Commercial Motor
- Commercial Motor cover, 2 March 2023
- Editor: Will Shiers
- Categories: Road transport
- Frequency: Weekly
- Circulation: 10,727 (2011)
- Founded: 1905
- Company: Road Transport Media
- Country: United Kingdom
- Language: British English
- Website: Commercialmotor.com
- ISSN: 0010-3063

= Commercial Motor =

British road transport magazine

Commercial Motor is a weekly magazine serving the road transport industry in the United Kingdom. Founded in 1905 by Edmund Dangerfield, it is notable for having been "the first journal to be devoted exclusively to the commercial vehicle engaged in the conveyance of goods or in passenger carrying".

Originally named The Commercial Motor, the title was shortened to Commercial Motor for the first issue of 1966. The publication is commonly referred to as 'CM' by its readers and editorial staff.

Commercial Motor was initially published by Temple Press and since 2011 it has been published by Road Transport Media, part of DVV Media Group.

==Launch==
The Commercial Motor was launched in March 1905 by Temple Press.

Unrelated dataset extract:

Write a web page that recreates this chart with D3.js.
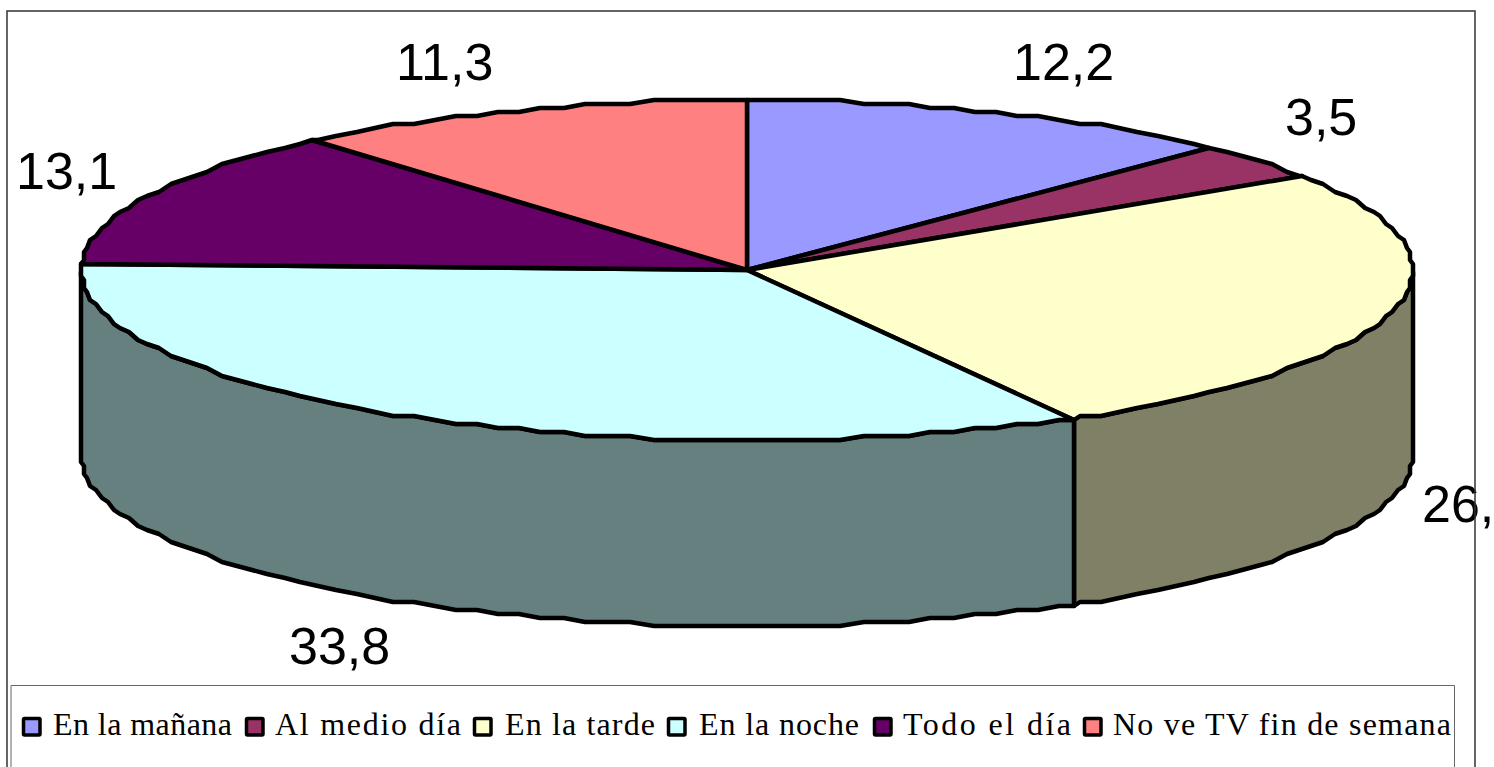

In the leader of the first issue it described itself as a "missionary and educative medium".

For the first issue on 16 March, 20,000 copies were issued "in Britain and other countries, with the hope that the normal weekly circulation would be at least 5,000".

==Composition==
The content of Commercial Motor consists of editorial followed by classified advertising. The editorial part of the publication is subdivided into:

- 'This Week': news section, including letters
- 'Legal Digest': case reports, O-licence applications and decisions, upcoming training courses
- 'Operations': features section, usually including a van or truck road test
- 'Used Trucks': news and features for used truck buyers and sellers

==Online==
Commercial Motors website launched at the end of November 2011. Reflecting the print publication, it is a mixture of editorial content and classified advertising.

==Events==
Commercial Motor is an official media partner of the Commercial Vehicle Show.

In October 2012 a new event under the Commercial Motor brand called Commercial Motor Live was launched. Exhibitors at this event included truck manufacturers such as Mercedes-Benz and service suppliers to the road transport industry including Backhouse Jones. The event was held again in 2013.